STATED PROBLEM ->
Retype exactly what runs from the first line of the data to the line with "from matplotlib.ticker import", keeping both of those lines and skipping pictures.
◆ ◆ ◆ ◆
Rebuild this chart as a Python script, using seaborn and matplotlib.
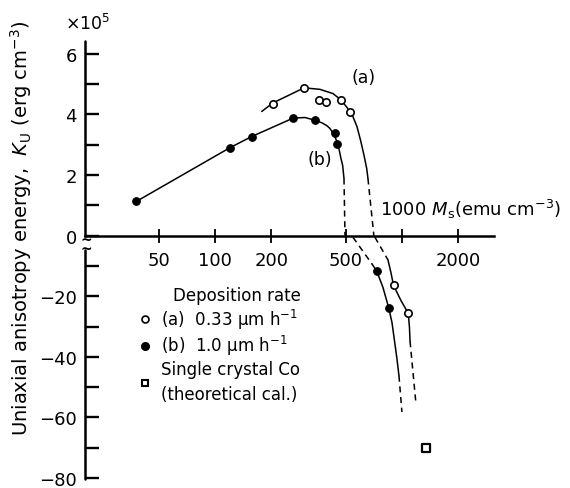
import numpy as np
import pandas as pd
import matplotlib
matplotlib.use("Agg")
import matplotlib.pyplot as plt
import seaborn as sns
from matplotlib.lines import Line2D
from matplotlib.ticker import FixedLocator, FixedFormatter, NullLocator

# Measured points: saturation magnetisation Ms (emu cm^-3) vs Ku (x10^5 erg cm^-3)
ms_a = [205, 300, 360, 392, 470, 527, 902, 1081]
ku_a = [4.36, 4.88, 4.49, 4.41, 4.49, 4.09, -16.4, -25.6]

ms_b = [38, 120, 157, 262, 343, 438, 448, 732, 849]
ku_b = [1.13, 2.90, 3.27, 3.88, 3.81, 3.39, 3.01, -11.6, -23.7]

ms_co = [1344]
ku_co = [-70.0]

# Hand-drawn guide curves (segments, solid or dashed)
curve_b1_ms = [38, 120, 157, 262, 303, 343, 375, 397, 412, 433, 449, 460, 472, 482, 490]
curve_b1_ku = [1.13, 2.90, 3.27, 3.88, 3.90, 3.81, 3.72, 3.63, 3.54, 3.34, 3.11, 2.88, 2.55, 2.32, 1.89]
curve_b2_ms = [490, 496]
curve_b2_ku = [1.89, 0.0]
curve_b3_ms = [547, 691]
curve_b3_ku = [-0.5, -9.3]
curve_b4_ms = [691, 732, 791, 849, 885, 940, 964]
curve_b4_ku = [-9.3, -11.6, -17.0, -23.7, -28.7, -40.5, -46.2]
curve_b5_ms = [964, 1000]
curve_b5_ku = [-46.2, -58.2]

curve_a1_ms = [178, 204, 300, 364, 428, 470, 506, 527, 547, 575, 603, 627, 648, 658]
curve_a1_ku = [4.10, 4.38, 4.88, 4.83, 4.69, 4.49, 4.25, 4.09, 3.93, 3.60, 3.11, 2.65, 2.22, 1.89]
curve_a2_ms = [658, 708]
curve_a2_ku = [1.89, 0.0]
curve_a3_ms = [717, 842]
curve_a3_ku = [-0.5, -8.0]
curve_a4_ms = [842, 872, 902, 990, 1081, 1097, 1105]
curve_a4_ku = [-8.0, -12.0, -16.4, -21.5, -25.6, -30.2, -34.8]
curve_a5_ms = [1105, 1184]
curve_a5_ku = [-34.8, -54.4]

x_ticks = [50, 100, 200, 500, 1000, 2000]
x_tick_labels = ["50", "100", "200", "500", "", "2000"]
y_ticks = [-80, -70, -60, -50, -40, -30, -20, -10, 0, 1, 2, 3, 4, 5, 6]
y_tick_labels = ["−80", "", "−60", "", "−40", "", "−20", "", "0", "", "2", "", "4", "", "6"]

segments = [
    ("b1", "solid", curve_b1_ms, curve_b1_ku),
    ("b2", "dashed", curve_b2_ms, curve_b2_ku),
    ("b3", "dashed", curve_b3_ms, curve_b3_ku),
    ("b4", "solid", curve_b4_ms, curve_b4_ku),
    ("b5", "dashed", curve_b5_ms, curve_b5_ku),
    ("a1", "solid", curve_a1_ms, curve_a1_ku),
    ("a2", "dashed", curve_a2_ms, curve_a2_ku),
    ("a3", "dashed", curve_a3_ms, curve_a3_ku),
    ("a4", "solid", curve_a4_ms, curve_a4_ku),
    ("a5", "dashed", curve_a5_ms, curve_a5_ku),
]
curves = pd.concat(
    [pd.DataFrame({"ms": m, "ku": k, "seg": s, "kind": kind}) for s, kind, m, k in segments],
    ignore_index=True,
)

sns.set_theme(style="white")
plt.rcParams["font.family"] = ["DejaVu Sans"]
plt.rcParams["mathtext.fontset"] = "dejavusans"
for key in ["text.color", "axes.labelcolor", "xtick.color", "ytick.color"]:
    plt.rcParams[key] = "black"

fig = plt.figure(figsize=(5.7, 4.89), dpi=100)
ax = fig.add_axes([0.1491, 0.0184, 0.7175, 0.896])


# Broken ordinate: the negative branch is compressed ten times
def fwd(y):
    y = np.asarray(y, dtype=float)
    return np.where(y < 0, y / 10.0, y)


def inv(y):
    y = np.asarray(y, dtype=float)
    return np.where(y < 0, y * 10.0, y)


ax.set_xscale("log")
ax.set_yscale("function", functions=(fwd, inv))

sns.lineplot(data=curves, x="ms", y="ku", units="seg", style="kind",
             dashes={"solid": "", "dashed": (4, 3)}, estimator=None, sort=False,
             color="black", lw=1.1, legend=False, ax=ax)

sns.scatterplot(x=ms_a, y=ku_a, marker="o", s=28, facecolor="white",
                edgecolor="black", linewidth=1.2, zorder=5, ax=ax)
sns.scatterplot(x=ms_b, y=ku_b, marker="o", s=30, color="black",
                edgecolor="black", linewidth=0.8, zorder=5, ax=ax)
sns.scatterplot(x=ms_co, y=ku_co, marker="s", s=28, facecolor="white",
                edgecolor="black", linewidth=1.6, zorder=5, ax=ax)

ax.set_xlim(20.2, 3105)
ax.set_ylim(-80.3, 6.43)

for side in ["top", "right", "left"]:
    ax.spines[side].set_visible(False)
ax.spines["bottom"].set_position(("data", 0))
ax.spines["bottom"].set_linewidth(1.8)
ax.spines["bottom"].set_color("black")

ax.xaxis.set_major_locator(FixedLocator(x_ticks))
ax.xaxis.set_major_formatter(FixedFormatter(x_tick_labels))
ax.xaxis.set_minor_locator(NullLocator())
ax.yaxis.set_major_locator(FixedLocator(y_ticks))
ax.yaxis.set_major_formatter(FixedFormatter(y_tick_labels))
ax.yaxis.set_minor_locator(NullLocator())

ax.tick_params(axis="x", which="major", direction="inout", length=10, width=1.3,
               pad=6, labelsize=13, colors="black", bottom=True)
ax.tick_params(axis="y", which="major", direction="in", length=10, width=1.7,
               pad=6, labelsize=13, colors="black", left=True)

# Left axis line drawn in two pieces with a break just below zero
ytr = ax.get_yaxis_transform()
ax.plot([0, 0], [0, 6.43], transform=ytr, color="black", lw=1.8, clip_on=False)
ax.plot([0, 0], [-4.8, -80.3], transform=ytr, color="black", lw=1.8, clip_on=False)
ax.text(0.004, -3.0, "~\n~", transform=ytr, ha="center", va="center", fontsize=10,
        fontweight="bold", linespacing=0.55, color="black")

ax.set_xlabel("")
ax.set_ylabel("Uniaxial anisotropy energy,  $K_{\\rm U}$ (erg cm$^{-3}$)",
              fontsize=14, color="black")
ax.yaxis.set_label_coords(-0.125, 0.575)

fig.text(0.153, 0.951, "×10$^{5}$", ha="center", va="center", fontsize=12.5)

ax.annotate("1000 $M_{\\rm s}$(emu cm$^{-3}$)", xy=(1000, 0), xycoords="data",
            xytext=(-22, 27), textcoords="offset pixels", ha="left", va="center",
            fontsize=13)

ax.text(627, 5.25, "(a)", ha="center", va="center", fontsize=12.5)
ax.text(364, 2.52, "(b)", ha="center", va="center", fontsize=12.5)

handles = [
    Line2D([], [], ls="none", marker="o", ms=5, mfc="white", mec="black", mew=1.2),
    Line2D([], [], ls="none", marker="o", ms=5.5, mfc="black", mec="black"),
    Line2D([], [], ls="none", marker="s", ms=5, mfc="white", mec="black", mew=1.5),
]
labels = ["(a)  0.33 µm h$^{-1}$", "(b)  1.0 µm h$^{-1}$",
          "Single crystal Co\n(theoretical cal.)"]
leg = ax.legend(handles, labels, title="Deposition rate", frameon=False,
                loc="upper left", bbox_to_anchor=(0.13, 0.44), fontsize=12,
                title_fontsize=12, handlelength=0.8, handletextpad=0.6,
                labelspacing=0.15, borderaxespad=0, borderpad=0,
                alignment="right")
for t in leg.get_texts():
    t.set_linespacing(1.5)

fig.savefig("out.png", dpi=100, facecolor="white")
◆ ◆ ◆ ◆
COMPLETE OUTPUT ->
Rebuild this chart as a Python script, using seaborn and matplotlib.
import numpy as np
import pandas as pd
import matplotlib
matplotlib.use("Agg")
import matplotlib.pyplot as plt
import seaborn as sns
from matplotlib.lines import Line2D
from matplotlib.ticker import FixedLocator, FixedFormatter, NullLocator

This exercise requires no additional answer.